--- BEGIN Source material ---
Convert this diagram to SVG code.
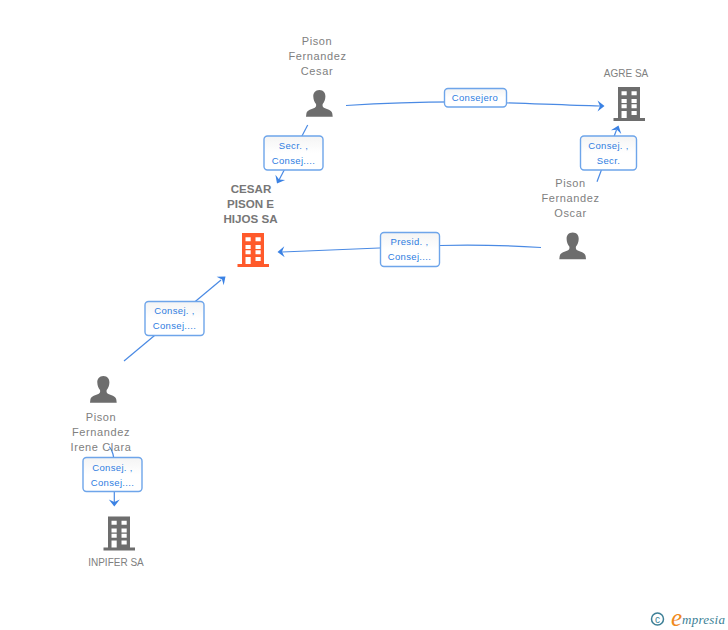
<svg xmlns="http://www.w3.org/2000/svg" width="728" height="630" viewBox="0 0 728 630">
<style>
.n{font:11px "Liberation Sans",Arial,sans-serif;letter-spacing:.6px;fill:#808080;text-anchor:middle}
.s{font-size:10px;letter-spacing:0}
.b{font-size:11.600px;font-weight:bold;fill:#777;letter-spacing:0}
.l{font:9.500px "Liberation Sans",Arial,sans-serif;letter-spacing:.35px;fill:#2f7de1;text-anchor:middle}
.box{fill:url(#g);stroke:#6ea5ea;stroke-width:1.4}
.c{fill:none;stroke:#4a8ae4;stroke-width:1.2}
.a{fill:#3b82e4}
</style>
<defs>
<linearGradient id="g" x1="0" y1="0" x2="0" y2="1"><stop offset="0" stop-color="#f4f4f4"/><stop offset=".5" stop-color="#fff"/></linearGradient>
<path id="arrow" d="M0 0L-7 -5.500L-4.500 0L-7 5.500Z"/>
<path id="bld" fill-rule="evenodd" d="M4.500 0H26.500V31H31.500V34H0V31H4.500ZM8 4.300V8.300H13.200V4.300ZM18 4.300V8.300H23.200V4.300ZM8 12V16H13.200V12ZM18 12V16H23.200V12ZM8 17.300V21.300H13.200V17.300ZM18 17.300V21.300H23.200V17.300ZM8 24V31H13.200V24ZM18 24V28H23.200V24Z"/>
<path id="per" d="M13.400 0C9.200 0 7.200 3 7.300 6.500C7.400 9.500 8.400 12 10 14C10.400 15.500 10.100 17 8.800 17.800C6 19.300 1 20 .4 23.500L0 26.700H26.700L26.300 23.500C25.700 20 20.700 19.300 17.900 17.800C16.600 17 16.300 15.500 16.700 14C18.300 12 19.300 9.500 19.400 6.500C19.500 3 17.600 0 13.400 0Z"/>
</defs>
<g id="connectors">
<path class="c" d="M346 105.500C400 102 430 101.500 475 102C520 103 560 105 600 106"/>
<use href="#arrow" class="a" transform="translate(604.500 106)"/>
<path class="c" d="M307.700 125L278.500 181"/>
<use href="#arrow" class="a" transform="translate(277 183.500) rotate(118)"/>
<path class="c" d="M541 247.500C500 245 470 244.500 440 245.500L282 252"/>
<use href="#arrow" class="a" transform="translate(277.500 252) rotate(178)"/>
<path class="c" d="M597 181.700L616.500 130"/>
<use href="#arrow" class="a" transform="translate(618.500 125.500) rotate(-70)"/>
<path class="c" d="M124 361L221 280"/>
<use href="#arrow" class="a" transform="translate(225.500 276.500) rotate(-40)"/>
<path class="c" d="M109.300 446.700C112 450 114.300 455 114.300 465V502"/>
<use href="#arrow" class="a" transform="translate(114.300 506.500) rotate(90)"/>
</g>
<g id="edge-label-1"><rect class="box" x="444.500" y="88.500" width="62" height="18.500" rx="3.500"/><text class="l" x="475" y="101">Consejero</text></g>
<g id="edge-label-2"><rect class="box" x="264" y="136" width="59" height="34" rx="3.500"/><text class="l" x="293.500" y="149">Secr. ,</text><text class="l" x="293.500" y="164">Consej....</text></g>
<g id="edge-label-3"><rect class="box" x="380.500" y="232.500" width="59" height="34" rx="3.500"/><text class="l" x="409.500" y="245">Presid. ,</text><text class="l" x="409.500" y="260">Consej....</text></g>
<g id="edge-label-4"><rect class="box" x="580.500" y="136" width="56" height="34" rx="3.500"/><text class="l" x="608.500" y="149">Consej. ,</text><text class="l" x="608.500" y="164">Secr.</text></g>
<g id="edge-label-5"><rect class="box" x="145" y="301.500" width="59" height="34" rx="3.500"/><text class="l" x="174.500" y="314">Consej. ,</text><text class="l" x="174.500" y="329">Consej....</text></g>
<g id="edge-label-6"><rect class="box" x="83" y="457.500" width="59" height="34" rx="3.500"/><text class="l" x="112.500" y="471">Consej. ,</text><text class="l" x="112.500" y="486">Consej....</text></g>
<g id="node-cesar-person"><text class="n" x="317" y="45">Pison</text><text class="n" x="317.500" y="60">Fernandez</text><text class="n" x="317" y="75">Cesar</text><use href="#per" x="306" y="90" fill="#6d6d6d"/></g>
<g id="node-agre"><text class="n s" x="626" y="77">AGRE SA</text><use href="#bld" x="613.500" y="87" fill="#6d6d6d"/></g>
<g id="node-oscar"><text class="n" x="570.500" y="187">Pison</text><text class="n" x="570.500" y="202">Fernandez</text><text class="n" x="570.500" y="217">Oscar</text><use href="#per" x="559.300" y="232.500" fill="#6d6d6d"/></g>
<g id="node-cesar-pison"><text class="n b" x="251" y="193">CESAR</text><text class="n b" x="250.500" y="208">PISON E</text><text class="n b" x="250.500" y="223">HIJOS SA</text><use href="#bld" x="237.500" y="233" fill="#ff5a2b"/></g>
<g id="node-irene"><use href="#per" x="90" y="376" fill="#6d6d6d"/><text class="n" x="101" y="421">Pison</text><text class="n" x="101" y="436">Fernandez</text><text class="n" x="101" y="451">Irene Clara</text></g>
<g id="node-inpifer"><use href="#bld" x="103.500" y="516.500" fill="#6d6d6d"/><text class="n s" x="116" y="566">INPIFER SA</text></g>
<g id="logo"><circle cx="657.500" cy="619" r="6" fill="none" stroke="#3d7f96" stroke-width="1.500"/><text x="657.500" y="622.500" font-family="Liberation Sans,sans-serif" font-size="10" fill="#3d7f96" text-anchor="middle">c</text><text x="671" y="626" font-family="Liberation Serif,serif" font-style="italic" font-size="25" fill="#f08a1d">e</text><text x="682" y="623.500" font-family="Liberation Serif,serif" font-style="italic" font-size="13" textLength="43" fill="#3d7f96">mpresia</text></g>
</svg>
--- END Source material ---
Write out every line above exactly as it is, leaving out the pictures.

Answer for this exercise:
Convert this diagram to SVG code.
<svg xmlns="http://www.w3.org/2000/svg" width="728" height="630" viewBox="0 0 728 630">
<style>
.n{font:11px "Liberation Sans",Arial,sans-serif;letter-spacing:.6px;fill:#808080;text-anchor:middle}
.s{font-size:10px;letter-spacing:0}
.b{font-size:11.600px;font-weight:bold;fill:#777;letter-spacing:0}
.l{font:9.500px "Liberation Sans",Arial,sans-serif;letter-spacing:.35px;fill:#2f7de1;text-anchor:middle}
.box{fill:url(#g);stroke:#6ea5ea;stroke-width:1.4}
.c{fill:none;stroke:#4a8ae4;stroke-width:1.2}
.a{fill:#3b82e4}
</style>
<defs>
<linearGradient id="g" x1="0" y1="0" x2="0" y2="1"><stop offset="0" stop-color="#f4f4f4"/><stop offset=".5" stop-color="#fff"/></linearGradient>
<path id="arrow" d="M0 0L-7 -5.500L-4.500 0L-7 5.500Z"/>
<path id="bld" fill-rule="evenodd" d="M4.500 0H26.500V31H31.500V34H0V31H4.500ZM8 4.300V8.300H13.200V4.300ZM18 4.300V8.300H23.200V4.300ZM8 12V16H13.200V12ZM18 12V16H23.200V12ZM8 17.300V21.300H13.200V17.300ZM18 17.300V21.300H23.200V17.300ZM8 24V31H13.200V24ZM18 24V28H23.200V24Z"/>
<path id="per" d="M13.400 0C9.200 0 7.200 3 7.300 6.500C7.400 9.500 8.400 12 10 14C10.400 15.500 10.100 17 8.800 17.800C6 19.300 1 20 .4 23.500L0 26.700H26.700L26.300 23.500C25.700 20 20.700 19.300 17.900 17.800C16.600 17 16.300 15.500 16.700 14C18.300 12 19.300 9.500 19.400 6.500C19.500 3 17.600 0 13.400 0Z"/>
</defs>
<g id="connectors">
<path class="c" d="M346 105.500C400 102 430 101.500 475 102C520 103 560 105 600 106"/>
<use href="#arrow" class="a" transform="translate(604.500 106)"/>
<path class="c" d="M307.700 125L278.500 181"/>
<use href="#arrow" class="a" transform="translate(277 183.500) rotate(118)"/>
<path class="c" d="M541 247.500C500 245 470 244.500 440 245.500L282 252"/>
<use href="#arrow" class="a" transform="translate(277.500 252) rotate(178)"/>
<path class="c" d="M597 181.700L616.500 130"/>
<use href="#arrow" class="a" transform="translate(618.500 125.500) rotate(-70)"/>
<path class="c" d="M124 361L221 280"/>
<use href="#arrow" class="a" transform="translate(225.500 276.500) rotate(-40)"/>
<path class="c" d="M109.300 446.700C112 450 114.300 455 114.300 465V502"/>
<use href="#arrow" class="a" transform="translate(114.300 506.500) rotate(90)"/>
</g>
<g id="edge-label-1"><rect class="box" x="444.500" y="88.500" width="62" height="18.500" rx="3.500"/><text class="l" x="475" y="101">Consejero</text></g>
<g id="edge-label-2"><rect class="box" x="264" y="136" width="59" height="34" rx="3.500"/><text class="l" x="293.500" y="149">Secr. ,</text><text class="l" x="293.500" y="164">Consej....</text></g>
<g id="edge-label-3"><rect class="box" x="380.500" y="232.500" width="59" height="34" rx="3.500"/><text class="l" x="409.500" y="245">Presid. ,</text><text class="l" x="409.500" y="260">Consej....</text></g>
<g id="edge-label-4"><rect class="box" x="580.500" y="136" width="56" height="34" rx="3.500"/><text class="l" x="608.500" y="149">Consej. ,</text><text class="l" x="608.500" y="164">Secr.</text></g>
<g id="edge-label-5"><rect class="box" x="145" y="301.500" width="59" height="34" rx="3.500"/><text class="l" x="174.500" y="314">Consej. ,</text><text class="l" x="174.500" y="329">Consej....</text></g>
<g id="edge-label-6"><rect class="box" x="83" y="457.500" width="59" height="34" rx="3.500"/><text class="l" x="112.500" y="471">Consej. ,</text><text class="l" x="112.500" y="486">Consej....</text></g>
<g id="node-cesar-person"><text class="n" x="317" y="45">Pison</text><text class="n" x="317.500" y="60">Fernandez</text><text class="n" x="317" y="75">Cesar</text><use href="#per" x="306" y="90" fill="#6d6d6d"/></g>
<g id="node-agre"><text class="n s" x="626" y="77">AGRE SA</text><use href="#bld" x="613.500" y="87" fill="#6d6d6d"/></g>
<g id="node-oscar"><text class="n" x="570.500" y="187">Pison</text><text class="n" x="570.500" y="202">Fernandez</text><text class="n" x="570.500" y="217">Oscar</text><use href="#per" x="559.300" y="232.500" fill="#6d6d6d"/></g>
<g id="node-cesar-pison"><text class="n b" x="251" y="193">CESAR</text><text class="n b" x="250.500" y="208">PISON E</text><text class="n b" x="250.500" y="223">HIJOS SA</text><use href="#bld" x="237.500" y="233" fill="#ff5a2b"/></g>
<g id="node-irene"><use href="#per" x="90" y="376" fill="#6d6d6d"/><text class="n" x="101" y="421">Pison</text><text class="n" x="101" y="436">Fernandez</text><text class="n" x="101" y="451">Irene Clara</text></g>
<g id="node-inpifer"><use href="#bld" x="103.500" y="516.500" fill="#6d6d6d"/><text class="n s" x="116" y="566">INPIFER SA</text></g>
<g id="logo"><circle cx="657.500" cy="619" r="6" fill="none" stroke="#3d7f96" stroke-width="1.500"/><text x="657.500" y="622.500" font-family="Liberation Sans,sans-serif" font-size="10" fill="#3d7f96" text-anchor="middle">c</text><text x="671" y="626" font-family="Liberation Serif,serif" font-style="italic" font-size="25" fill="#f08a1d">e</text><text x="682" y="623.500" font-family="Liberation Serif,serif" font-style="italic" font-size="13" textLength="43" fill="#3d7f96">mpresia</text></g>
</svg>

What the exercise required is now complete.